En la audiencia general de este miércoles 23 de agosto, el Papa retoma el ciclo de catequesis dedicadas al tema del celo apostólico, reflexionando sobre la evangelización en el continente americano. Francisco ofrece a los fieles presentes en la audiencia general el testimonio de santo mexicano Juan Diego, a quien se le apareció la Virgen de Guadalupe haciendo llegar su mensaje a todo el Pueblo fiel de Dios.

La Virgen María se encarna en la vida de los pueblos

El Evangelio, afirma el Papa al iniciar su catequesis, había llegado al Nuevo Continente antes de la aparición mariana en Guadalupe, pero "había sido acompañado por intereses mundanos":

En lugar del camino de la inculturación, se había tomado con demasiada frecuencia el camino presuroso de implantar y e imponer modelos preestablecidos, faltando el respeto a los pueblos indígenas. La Virgen de Guadalupe, en cambio, aparece vestida con las prendas de los indígenas, habla su lengua, acoge y ama la cultura local.

Juan Diego, una persona humilde

El Papa observa que el Evangelio se transmite en la lengua materna, la más adecuada para ser comprendida por la gente, y aprovecha para agradecer a las madres y a las abuelas que son las primeras anunciadoras de la fe hijos y nietos. A continuación, describe la figura de San Juan Diego diciendo:

Era una persona humilde, un indio del pueblo: en él se posó la mirada de Dios, que ama hacer maravillas a través de los pequeños.

El anuncio requiere constancia y paciencia

A continuación, relata la extraordinaria historia vivida por Juan Diego, que comenzó en diciembre de 1531, a la edad de 55 años. Un día, durante un viaje, el hombre ve en un cerro a la Madre de Dios, que le llama "mi hijito amado Juanito" y le invita a presentarse ante el obispo para pedirle que construya un templo en aquel lugar. Varias veces tiene que volver a hablar con el obispo porque al principio no le creen y varias veces María le consuela y le anima. Francisco subraya:

He aquí la fatiga, la prueba del anuncio: a pesar del celo, llega lo inesperado, a veces de la misma Iglesia. Para anunciar, en efecto, no basta dar testimonio del bien, es necesario saber soportar el mal. No lo olvidemos: para anunciar el Evangelio no basta con dar testimonio del bien, sino que hay que saber soportar el mal. El cristiano hace el bien, pero soporta el mal. Ambas cosas van juntas; la vida es así. Incluso hoy, en tantos lugares inculturar el Evangelio y evangelizar las culturas requiere perseverancia y paciencia, requiere no temer el conflicto, no desfallecer. Estoy pensando en un país donde los cristianos son perseguidos, porque son cristianos y no pueden hacer su religión bien y en paz.

Las sorpresas de Dios

Para poder creer a Juan Diego y cumplir su petición, el obispo pide una señal, la Virgen le anima diciéndole: "¿No estoy yo aquí, que soy tu madre?".

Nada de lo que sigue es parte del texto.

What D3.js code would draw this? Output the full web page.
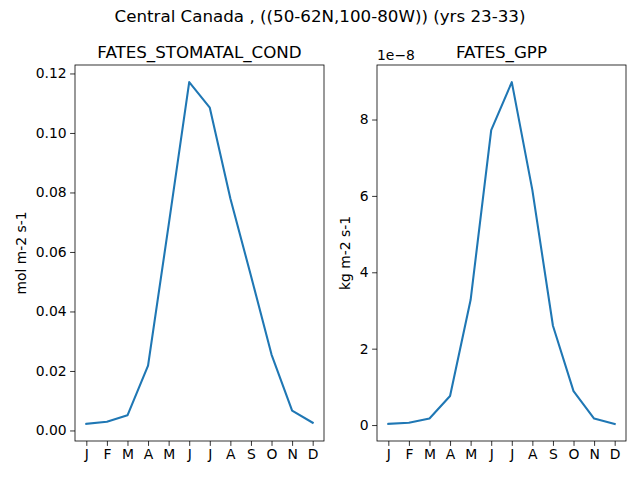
<!DOCTYPE html>
<html>
<head>
<meta charset="utf-8">
<script src="https://cdn.jsdelivr.net/npm/d3@7"></script>
<style>
  body { margin: 0; background: #fff; }
  text { font-family: "DejaVu Sans", sans-serif; fill: #000; }
</style>
</head>
<body>
<svg id="chart" width="640" height="480"></svg>
<script>
const months = ['J','F','M','A','M','J','J','A','S','O','N','D'];
const stomatalCond = [0.0022, 0.0029, 0.0051, 0.0218, 0.069, 0.1171, 0.1085, 0.078, 0.052, 0.0255, 0.0067, 0.0026];
const gpp = [0.03e-8, 0.06e-8, 0.17e-8, 0.76e-8, 3.28e-8, 7.72e-8, 8.98e-8, 6.15e-8, 2.60e-8, 0.89e-8, 0.17e-8, 0.03e-8];

const stomatalTicks = [0, 0.02, 0.04, 0.06, 0.08, 0.10, 0.12];
const gppTicks = [0, 2e-8, 4e-8, 6e-8, 8e-8];

const svg = d3.select('#chart');
const lineColor = '#1f77b4';

svg.append('text')
    .attr('x', 320)
    .attr('y', 22)
    .attr('text-anchor', 'middle')
    .attr('font-size', '16.7px')
    .text('Central Canada , ((50-62N,100-80W)) (yrs 23-33)');

const panels = [
  {left: 75, title: 'FATES_STOMATAL_COND', ylabel: 'mol m-2 s-1', labelX: 26,
   values: stomatalCond, ticks: stomatalTicks, fmt: d3.format('.2f'), offset: null},
  {left: 377, title: 'FATES_GPP', ylabel: 'kg m-2 s-1', labelX: 350,
   values: gpp, ticks: gppTicks, fmt: d => d3.format('d')(Math.round(d / 1e-8)), offset: '1e\u22128'}
];

const plotTop = 65, plotBottom = 441, plotWidth = 249;

panels.forEach(p => {
  const g = svg.append('g');

  const x = d3.scaleLinear()
      .domain([-0.55, 11.55])
      .range([p.left, p.left + plotWidth]);

  const ymin = d3.min(p.values), ymax = d3.max(p.values);
  const pad = (ymax - ymin) * 0.05;
  const y = d3.scaleLinear()
      .domain([ymin - pad, ymax + pad])
      .range([plotBottom, plotTop]);

  const line = d3.line()
      .x((d, i) => x(i))
      .y(d => y(d));

  g.append('path')
      .datum(p.values)
      .attr('fill', 'none')
      .attr('stroke', lineColor)
      .attr('stroke-width', 2.08)
      .attr('stroke-linejoin', 'round')
      .attr('stroke-linecap', 'square')
      .attr('d', line);

  const xAxis = g.append('g')
      .attr('transform', `translate(0,${plotBottom})`)
      .call(d3.axisBottom(x).tickValues(d3.range(12)).tickFormat(i => months[i]).tickSize(4.9).tickPadding(3.5));

  const yAxis = g.append('g')
      .attr('transform', `translate(${p.left},0)`)
      .call(d3.axisLeft(y).tickValues(p.ticks).tickFormat(p.fmt).tickSize(4.9).tickPadding(3.5));

  [xAxis, yAxis].forEach(a => {
    a.select('.domain').remove();
    a.selectAll('line').attr('stroke', '#000').attr('stroke-width', 0.8);
    a.selectAll('text').attr('font-size', '13.9px').attr('font-family', '"DejaVu Sans", sans-serif');
  });

  g.append('rect')
      .attr('x', p.left)
      .attr('y', plotTop)
      .attr('width', plotWidth)
      .attr('height', plotBottom - plotTop)
      .attr('fill', 'none')
      .attr('stroke', '#000')
      .attr('stroke-width', 0.8);

  g.append('text')
      .attr('x', p.left + plotWidth / 2)
      .attr('y', plotTop - 7)
      .attr('text-anchor', 'middle')
      .attr('font-size', '16.7px')
      .text(p.title);

  g.append('text')
      .attr('transform', `translate(${p.labelX},${(plotTop + plotBottom) / 2}) rotate(-90)`)
      .attr('text-anchor', 'middle')
      .attr('font-size', '13.9px')
      .text(p.ylabel);

  if (p.offset) {
    g.append('text')
        .attr('x', p.left)
        .attr('y', plotTop - 5)
        .attr('font-size', '13.9px')
        .text(p.offset);
  }
});
</script>
</body>
</html>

Es hermoso, esto, la Virgen muchas veces cuando estamos en la desolación, en la tristeza, en la dificultad, también nos lo dice a nosotros, en el corazón: "¿No estoy yo aquí, que soy tu madre?" Siempre cerca para consolarnos y darnos fuerzas para seguir adelante.

Y es la misma Virgen quien invita al indio a recoger flores en lo alto de la colina y a dárselas, llevándolas en su manto, al obispo:

Y he aquí: en la tela del manto aparece la imagen de Nuestra Señora, aquella extraordinaria y viva que conocemos, en cuyos ojos aún están impresos los protagonistas de aquel tiempo. He aquí la sorpresa de Dios: cuando hay voluntad y obediencia, Él puede realizar algo inesperado, en tiempos y modos que no podemos prever.

Los santuarios oasis de consuelo y misericordia

Así se construye el santuario y Juan Diego dedica su vida a acoger a los peregrinos y a evangelizarlos. Y el Papa concluye:

Esto es lo que sucede en los santuarios marianos, meta de peregrinación y lugar de anuncio, donde todos se sienten como en casa (...). Allí se acoge la fe de modo sencillo, se acoge la fe de modo auténtico, de modo popular, y la Virgen, como dijo a Juan Diego, escucha nuestros llantos y cura nuestras penas. Aprendamos esto: cuando hay dificultades en la vida, acudamos a la Madre; y cuando la vida es feliz, acudamos a la Madre -también- para compartirlo. Necesitamos acudir a estos oasis de consuelo y de misericordia, donde la fe se expresa en lenguaje materno; donde depositamos las fatigas de la vida en los brazos de la Virgen y volvemos a la vida con paz en el corazón, tal vez con la paz de los hijos.